▶ [Task instructions] Starting at the first line of the listing below, retype each line up to and including the one that contains "y_frame_end = y_axis_max * (H - BT) / AXIS_PX". Leave pictures out.

================

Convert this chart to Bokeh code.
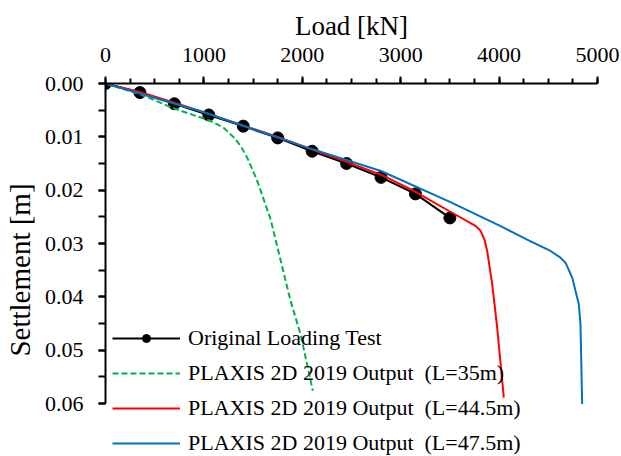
from bokeh.plotting import figure
from bokeh.models import (Range1d, SingleIntervalTicker, Legend, LegendItem,
                          PrintfTickFormatter)
from bokeh.embed import file_html
from bokeh.resources import INLINE

# ---- data ----
test_load = [0, 350, 700, 1050, 1400, 1750, 2100, 2450, 2800, 3150, 3500]
test_settle = [0.0, 0.0017, 0.0038, 0.0059, 0.0080, 0.0102, 0.0127, 0.0150,
               0.0176, 0.0207, 0.0252]

l35_load = [0, 350, 700, 1067, 1200, 1304, 1380, 1440, 1541, 1677, 1880,
            1982, 2107]
l35_settle = [0.0, 0.0020, 0.0047, 0.0070, 0.0083, 0.0101, 0.0119, 0.0139,
              0.0182, 0.0254, 0.0407, 0.0470, 0.0576]

l445_load = [0, 350, 700, 1050, 1400, 1750, 2100, 2450, 2800, 3150, 3500,
             3760, 3811, 3850, 3879, 3930, 3980, 4048]
l445_settle = [0.0, 0.0016, 0.0036, 0.0057, 0.0079, 0.0100, 0.0124, 0.0147,
               0.0171, 0.0203, 0.0240, 0.0267, 0.0276, 0.0292, 0.0314,
               0.0376, 0.0457, 0.0589]

l475_load = [0, 1000, 2000, 2800, 3500, 4000, 4300, 4522, 4620, 4675, 4743,
             4810, 4827, 4844]
l475_settle = [0.0, 0.0054, 0.0117, 0.0164, 0.0222, 0.0266, 0.0294, 0.0314,
               0.0326, 0.0336, 0.0364, 0.0414, 0.0451, 0.0601]

labels = ["Original Loading Test",
          "PLAXIS 2D 2019 Output  (L=35m)",
          "PLAXIS 2D 2019 Output  (L=44.5m)",
          "PLAXIS 2D 2019 Output  (L=47.5m)"]

x_max = 5000
y_axis_max = 0.06

FONT = "Liberation Serif"

W, H = 621, 456
BL, BR, BT = 105, 24, 83
AXIS_PX = 320  # pixel length of the 0..0.06 axis
# frame runs to the bottom of the figure so the legend (which sits below the
# 0.06 end of the axis in the reference) is not clipped
y_frame_end = y_axis_max * (H - BT) / AXIS_PX

p = figure(width=W, height=H,
           x_range=Range1d(0, x_max), y_range=Range1d(y_frame_end, 0.0),
           x_axis_location="above",
           output_backend="svg", toolbar_location=None,
           min_border_left=BL, min_border_right=BR,
           min_border_top=BT, min_border_bottom=0)

p.outline_line_color = None
p.xgrid.visible = False
p.ygrid.visible = False
p.background_fill_color = "white"
p.border_fill_color = "white"

# axes
p.xaxis.ticker = SingleIntervalTicker(interval=1000, num_minor_ticks=4)
p.yaxis.ticker = SingleIntervalTicker(interval=0.01, num_minor_ticks=2)
p.yaxis.formatter = PrintfTickFormatter(format="%.2f")
p.yaxis.bounds = (0, y_axis_max)
p.xaxis.axis_label = "Load [kN]"
p.yaxis.axis_label = "Settlement [m]"

for ax in (p.xaxis, p.yaxis):
    ax.axis_line_color = "black"
    ax.axis_line_width = 2
    ax.major_tick_line_color = "black"
    ax.major_tick_line_width = 2
    ax.minor_tick_line_color = "black"
    ax.minor_tick_line_width = 2
    ax.major_tick_in = 0
    ax.minor_tick_in = 0
    ax.major_tick_out = 7
    ax.major_label_text_font = FONT
    ax.major_label_text_font_size = "22px"
    ax.major_label_text_color = "black"
    ax.axis_label_text_font = FONT
    ax.axis_label_text_font_style = "normal"
    ax.axis_label_text_color = "black"

p.xaxis.minor_tick_out = 5
p.yaxis.minor_tick_out = 7
p.xaxis.major_label_standoff = 15
p.yaxis.major_label_standoff = 15
p.xaxis.axis_label_text_font_size = "27px"
p.yaxis.axis_label_text_font_size = "29px"
p.xaxis.axis_label_standoff = 4
p.yaxis.axis_label_standoff = 6

# series
r0l = p.line(test_load, test_settle, line_color="black", line_width=2)
r0s = p.scatter(test_load, test_settle, size=12, fill_color="black",
                line_color="black")
r1 = p.line(l35_load, l35_settle, line_color="#00B050", line_width=2,
            line_dash="6 3")
r2 = p.line(l445_load, l445_settle, line_color="#FF0000", line_width=2)
r3 = p.line(l475_load, l475_settle, line_color="#0070C0", line_width=2)

legend = Legend(items=[LegendItem(label=labels[0], renderers=[r0l, r0s]),
                       LegendItem(label=labels[1], renderers=[r1]),
                       LegendItem(label=labels[2], renderers=[r2]),
                       LegendItem(label=labels[3], renderers=[r3])],
                location=(7, 0))
legend.background_fill_alpha = 0
legend.border_line_color = None
legend.padding = 0
legend.margin = 0
legend.spacing = 9
legend.glyph_width = 68
legend.glyph_height = 20
legend.label_height = 20
legend.label_standoff = 8
legend.label_text_font = FONT
legend.label_text_font_size = "22px"
legend.label_text_color = "black"
legend.label_text_baseline = "middle"
p.add_layout(legend, "center")

open("out.html", "w").write(file_html(p, INLINE))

================

▶ [Solution to this problem]
Convert this chart to Bokeh code.
from bokeh.plotting import figure
from bokeh.models import (Range1d, SingleIntervalTicker, Legend, LegendItem,
                          PrintfTickFormatter)
from bokeh.embed import file_html
from bokeh.resources import INLINE

# ---- data ----
test_load = [0, 350, 700, 1050, 1400, 1750, 2100, 2450, 2800, 3150, 3500]
test_settle = [0.0, 0.0017, 0.0038, 0.0059, 0.0080, 0.0102, 0.0127, 0.0150,
               0.0176, 0.0207, 0.0252]

l35_load = [0, 350, 700, 1067, 1200, 1304, 1380, 1440, 1541, 1677, 1880,
            1982, 2107]
l35_settle = [0.0, 0.0020, 0.0047, 0.0070, 0.0083, 0.0101, 0.0119, 0.0139,
              0.0182, 0.0254, 0.0407, 0.0470, 0.0576]

l445_load = [0, 350, 700, 1050, 1400, 1750, 2100, 2450, 2800, 3150, 3500,
             3760, 3811, 3850, 3879, 3930, 3980, 4048]
l445_settle = [0.0, 0.0016, 0.0036, 0.0057, 0.0079, 0.0100, 0.0124, 0.0147,
               0.0171, 0.0203, 0.0240, 0.0267, 0.0276, 0.0292, 0.0314,
               0.0376, 0.0457, 0.0589]

l475_load = [0, 1000, 2000, 2800, 3500, 4000, 4300, 4522, 4620, 4675, 4743,
             4810, 4827, 4844]
l475_settle = [0.0, 0.0054, 0.0117, 0.0164, 0.0222, 0.0266, 0.0294, 0.0314,
               0.0326, 0.0336, 0.0364, 0.0414, 0.0451, 0.0601]

labels = ["Original Loading Test",
          "PLAXIS 2D 2019 Output  (L=35m)",
          "PLAXIS 2D 2019 Output  (L=44.5m)",
          "PLAXIS 2D 2019 Output  (L=47.5m)"]

x_max = 5000
y_axis_max = 0.06

FONT = "Liberation Serif"

W, H = 621, 456
BL, BR, BT = 105, 24, 83
AXIS_PX = 320  # pixel length of the 0..0.06 axis
# frame runs to the bottom of the figure so the legend (which sits below the
# 0.06 end of the axis in the reference) is not clipped
y_frame_end = y_axis_max * (H - BT) / AXIS_PX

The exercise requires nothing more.